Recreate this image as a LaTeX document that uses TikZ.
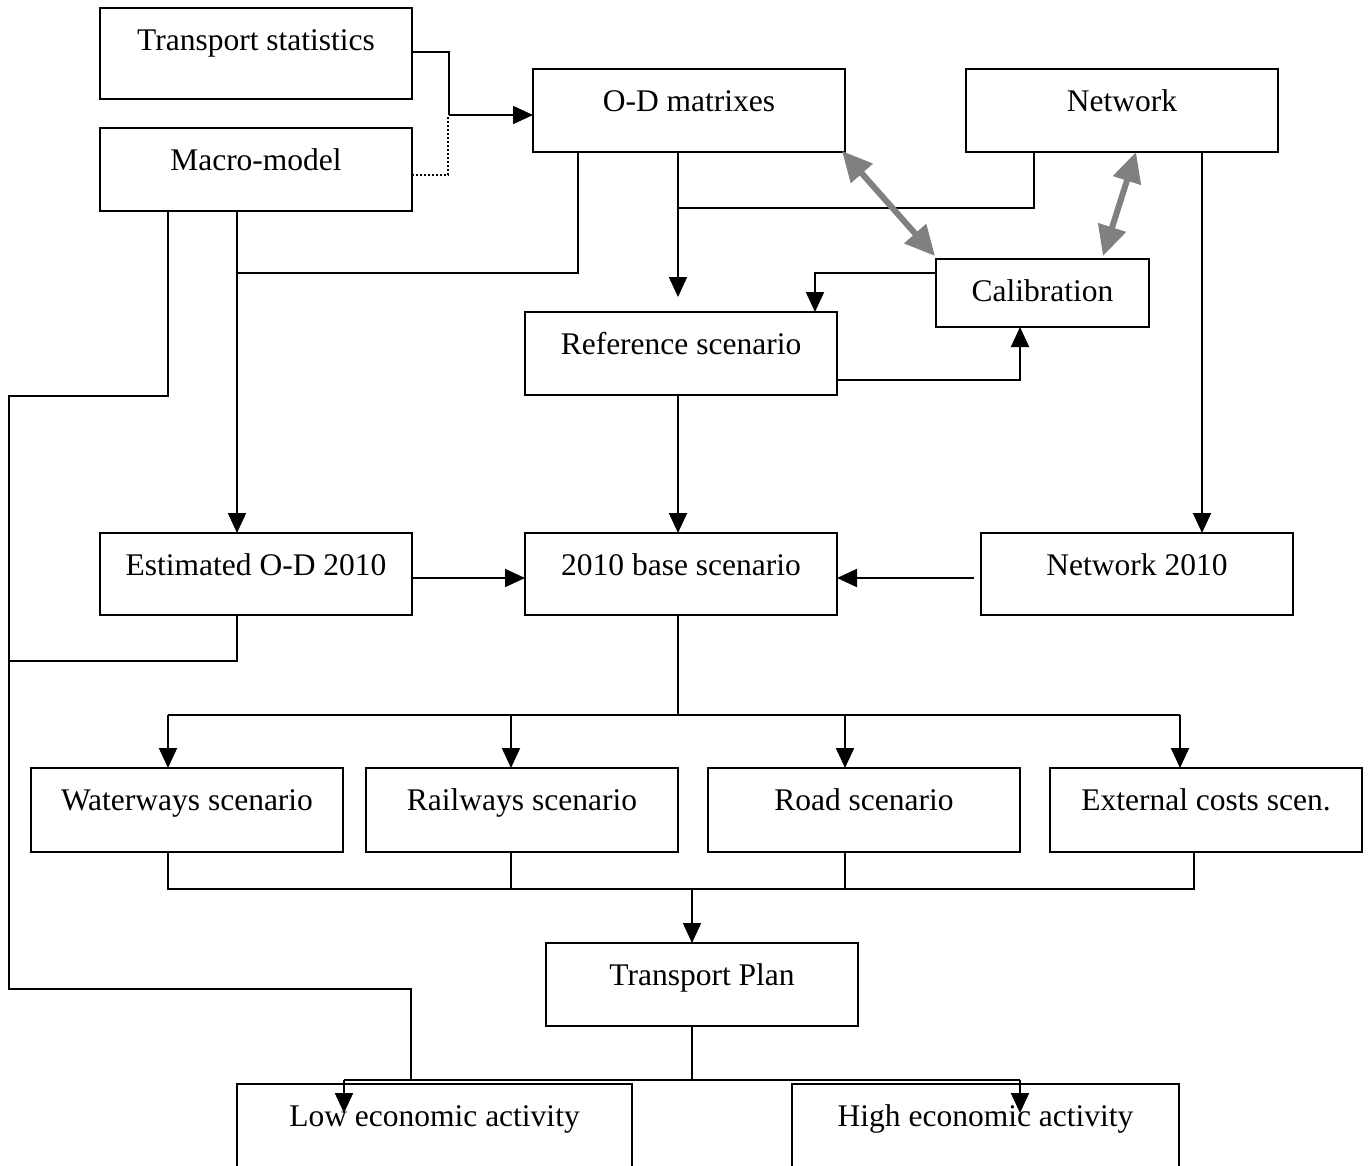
\documentclass[tikz,border=0pt]{standalone}
\usepackage{fontspec}
\setmainfont{Liberation Serif}
\usetikzlibrary{arrows.meta,calc}
\newcommand\bx[6]{%
  \node[box,minimum width={(#4-#2)*1pt},minimum height={(#5-#3)*1pt}] (#1) at ({(#2+#4)/2},{(#3+#5)/2}) {};
  \node[lbl] (#1t) at ($(#1.north)+(0,42)$) {#6};}
\begin{document}
\begin{tikzpicture}[x=1pt,y=-1pt,
 box/.style={draw,line width=2pt,rectangle,inner sep=0pt,outer sep=0pt},
 lbl/.style={font=\fontsize{31.5}{36}\selectfont,anchor=base,inner sep=0pt},
 ln/.style={line width=2pt},
 arr/.style={ln,-{Triangle[length=20pt,width=18pt]}},
 garr/.style={draw=gray,line width=6pt,{Triangle[length=30pt,width=28pt]}-{Triangle[length=30pt,width=28pt]}}]
\useasboundingbox (0,0) rectangle (1368,1165);
\clip (0,0) rectangle (1368,1165);
% boxes
\bx{ts}{100}{8}{412}{99}{Transport statistics}
\bx{mm}{100}{128}{412}{211}{Macro-model}
\bx{od}{533}{69}{845}{152}{O-D matrixes}
\bx{net}{966}{69}{1278}{152}{Network}
\bx{cal}{936}{259}{1149}{327}{Calibration}
\bx{ref}{525}{312}{837}{395}{Reference scenario}
\bx{est}{100}{533}{412}{615}{Estimated O-D 2010}
\bx{base}{525}{533}{837}{615}{2010 base scenario}
\bx{net10}{981}{533}{1293}{615}{Network 2010}
\bx{ww}{31}{768}{343}{852}{Waterways scenario}
\bx{rw}{366}{768}{678}{852}{Railways scenario}
\bx{rd}{708}{768}{1020}{852}{Road scenario}
\bx{ext}{1050}{768}{1362}{852}{External costs scen.}
\bx{tp}{546}{943}{858}{1026}{Transport Plan}
\bx{low}{237}{1084}{632}{1200}{Low economic activity}
\bx{high}{792}{1084}{1179}{1200}{High economic activity}
% top-left connectors
\draw[ln] ($(ts.north east)+(0,44)$) -- (449,52) -- (449,115) coordinate (j1);
\draw[arr] (j1) -- (od.west |- j1);
\draw[line width=1.5pt,dash pattern=on 2pt off 2pt] ($(mm.north east)+(0,47)$) -- (448,175) -- (448,116);
% O-D to macro / estimated
\draw[ln] ($(od.south west)+(45,0)$) -- (578,273) -- (237,273);
\draw[arr] ($(mm.south west)+(137,0)$) -- ($(est.north west)+(137,0)$);
% O-D to reference, network join
\draw[arr] ($(od.south west)+(145,0)$) -- (678,297);
\draw[ln] (678,208) -- (1034,208) -- ($(net.south west)+(68,0)$);
% network to network 2010
\draw[arr] ($(net.south west)+(236,0)$) -- ($(net10.north west)+(221,0)$);
% calibration loop
\draw[arr] (cal.west |- 0,273) -- (815,273) -- ($(ref.north west)+(290,0)$);
\draw[arr] ($(ref.north east)+(0,68)$) -- (1020,380) -- ($(cal.south west)+(84,0)$);
% gray double arrows
\draw[garr] ($(od.south east)+(-3,-1)$) -- ($(cal.north west)+(-1,-3)$);
\draw[garr] ($(net.south west)+(170,0)$) -- ($(cal.north east)+(-46,-3)$);
% reference to base
\draw[arr] ($(ref.south west)+(153,0)$) -- ($(base.north west)+(153,0)$);
\draw[arr] ($(est.north east)+(0,45)$) -- ($(base.north west)+(0,45)$);
\draw[arr] ($(net10.north west)+(-7,45)$) -- ($(base.north east)+(0,45)$);
% macro-model long line to bottom
\draw[ln] ($(mm.south west)+(68,0)$) -- (168,396) -- (9,396) -- (9,989) -- (411,989) -- (411,1080);
\draw[ln] ($(est.south west)+(137,0)$) -- (237,661) -- (9,661);
% base to scenarios
\draw[ln] ($(base.south west)+(153,0)$) -- (678,715);
\draw[ln] (168,715) -- (1180,715);
\draw[arr] (168,715) -- ($(ww.north west)+(137,0)$);
\draw[arr] (511,715) -- ($(rw.north west)+(145,0)$);
\draw[arr] (845,715) -- ($(rd.north west)+(137,0)$);
\draw[arr] (1180,715) -- ($(ext.north west)+(130,0)$);
% scenarios to plan
\draw[ln] ($(ww.south west)+(137,0)$) -- (168,889) -- (1194,889) -- ($(ext.south west)+(144,0)$);
\draw[ln] ($(rw.south west)+(145,0)$) -- (511,889);
\draw[ln] ($(rd.south west)+(137,0)$) -- (845,889);
\draw[arr] (692,889) -- ($(tp.north west)+(146,0)$);
% plan to outcomes
\draw[ln] ($(tp.south west)+(146,0)$) -- (692,1080);
\draw[ln] (344,1080) -- (1020,1080);
\draw[arr] (344,1080) -- (344,1113);
\draw[arr] (1020,1080) -- (1020,1113);
\end{tikzpicture}
\end{document}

■ ■ ■ ■ ■

Every line of text is to be repeated exactly; pictures are left out.

Result below:
Recreate this image as a LaTeX document that uses TikZ.
\documentclass[tikz,border=0pt]{standalone}
\usepackage{fontspec}
\setmainfont{Liberation Serif}
\usetikzlibrary{arrows.meta,calc}
\newcommand\bx[6]{%
  \node[box,minimum width={(#4-#2)*1pt},minimum height={(#5-#3)*1pt}] (#1) at ({(#2+#4)/2},{(#3+#5)/2}) {};
  \node[lbl] (#1t) at ($(#1.north)+(0,42)$) {#6};}
\begin{document}
\begin{tikzpicture}[x=1pt,y=-1pt,
 box/.style={draw,line width=2pt,rectangle,inner sep=0pt,outer sep=0pt},
 lbl/.style={font=\fontsize{31.5}{36}\selectfont,anchor=base,inner sep=0pt},
 ln/.style={line width=2pt},
 arr/.style={ln,-{Triangle[length=20pt,width=18pt]}},
 garr/.style={draw=gray,line width=6pt,{Triangle[length=30pt,width=28pt]}-{Triangle[length=30pt,width=28pt]}}]
\useasboundingbox (0,0) rectangle (1368,1165);
\clip (0,0) rectangle (1368,1165);
% boxes
\bx{ts}{100}{8}{412}{99}{Transport statistics}
\bx{mm}{100}{128}{412}{211}{Macro-model}
\bx{od}{533}{69}{845}{152}{O-D matrixes}
\bx{net}{966}{69}{1278}{152}{Network}
\bx{cal}{936}{259}{1149}{327}{Calibration}
\bx{ref}{525}{312}{837}{395}{Reference scenario}
\bx{est}{100}{533}{412}{615}{Estimated O-D 2010}
\bx{base}{525}{533}{837}{615}{2010 base scenario}
\bx{net10}{981}{533}{1293}{615}{Network 2010}
\bx{ww}{31}{768}{343}{852}{Waterways scenario}
\bx{rw}{366}{768}{678}{852}{Railways scenario}
\bx{rd}{708}{768}{1020}{852}{Road scenario}
\bx{ext}{1050}{768}{1362}{852}{External costs scen.}
\bx{tp}{546}{943}{858}{1026}{Transport Plan}
\bx{low}{237}{1084}{632}{1200}{Low economic activity}
\bx{high}{792}{1084}{1179}{1200}{High economic activity}
% top-left connectors
\draw[ln] ($(ts.north east)+(0,44)$) -- (449,52) -- (449,115) coordinate (j1);
\draw[arr] (j1) -- (od.west |- j1);
\draw[line width=1.5pt,dash pattern=on 2pt off 2pt] ($(mm.north east)+(0,47)$) -- (448,175) -- (448,116);
% O-D to macro / estimated
\draw[ln] ($(od.south west)+(45,0)$) -- (578,273) -- (237,273);
\draw[arr] ($(mm.south west)+(137,0)$) -- ($(est.north west)+(137,0)$);
% O-D to reference, network join
\draw[arr] ($(od.south west)+(145,0)$) -- (678,297);
\draw[ln] (678,208) -- (1034,208) -- ($(net.south west)+(68,0)$);
% network to network 2010
\draw[arr] ($(net.south west)+(236,0)$) -- ($(net10.north west)+(221,0)$);
% calibration loop
\draw[arr] (cal.west |- 0,273) -- (815,273) -- ($(ref.north west)+(290,0)$);
\draw[arr] ($(ref.north east)+(0,68)$) -- (1020,380) -- ($(cal.south west)+(84,0)$);
% gray double arrows
\draw[garr] ($(od.south east)+(-3,-1)$) -- ($(cal.north west)+(-1,-3)$);
\draw[garr] ($(net.south west)+(170,0)$) -- ($(cal.north east)+(-46,-3)$);
% reference to base
\draw[arr] ($(ref.south west)+(153,0)$) -- ($(base.north west)+(153,0)$);
\draw[arr] ($(est.north east)+(0,45)$) -- ($(base.north west)+(0,45)$);
\draw[arr] ($(net10.north west)+(-7,45)$) -- ($(base.north east)+(0,45)$);
% macro-model long line to bottom
\draw[ln] ($(mm.south west)+(68,0)$) -- (168,396) -- (9,396) -- (9,989) -- (411,989) -- (411,1080);
\draw[ln] ($(est.south west)+(137,0)$) -- (237,661) -- (9,661);
% base to scenarios
\draw[ln] ($(base.south west)+(153,0)$) -- (678,715);
\draw[ln] (168,715) -- (1180,715);
\draw[arr] (168,715) -- ($(ww.north west)+(137,0)$);
\draw[arr] (511,715) -- ($(rw.north west)+(145,0)$);
\draw[arr] (845,715) -- ($(rd.north west)+(137,0)$);
\draw[arr] (1180,715) -- ($(ext.north west)+(130,0)$);
% scenarios to plan
\draw[ln] ($(ww.south west)+(137,0)$) -- (168,889) -- (1194,889) -- ($(ext.south west)+(144,0)$);
\draw[ln] ($(rw.south west)+(145,0)$) -- (511,889);
\draw[ln] ($(rd.south west)+(137,0)$) -- (845,889);
\draw[arr] (692,889) -- ($(tp.north west)+(146,0)$);
% plan to outcomes
\draw[ln] ($(tp.south west)+(146,0)$) -- (692,1080);
\draw[ln] (344,1080) -- (1020,1080);
\draw[arr] (344,1080) -- (344,1113);
\draw[arr] (1020,1080) -- (1020,1113);
\end{tikzpicture}
\end{document}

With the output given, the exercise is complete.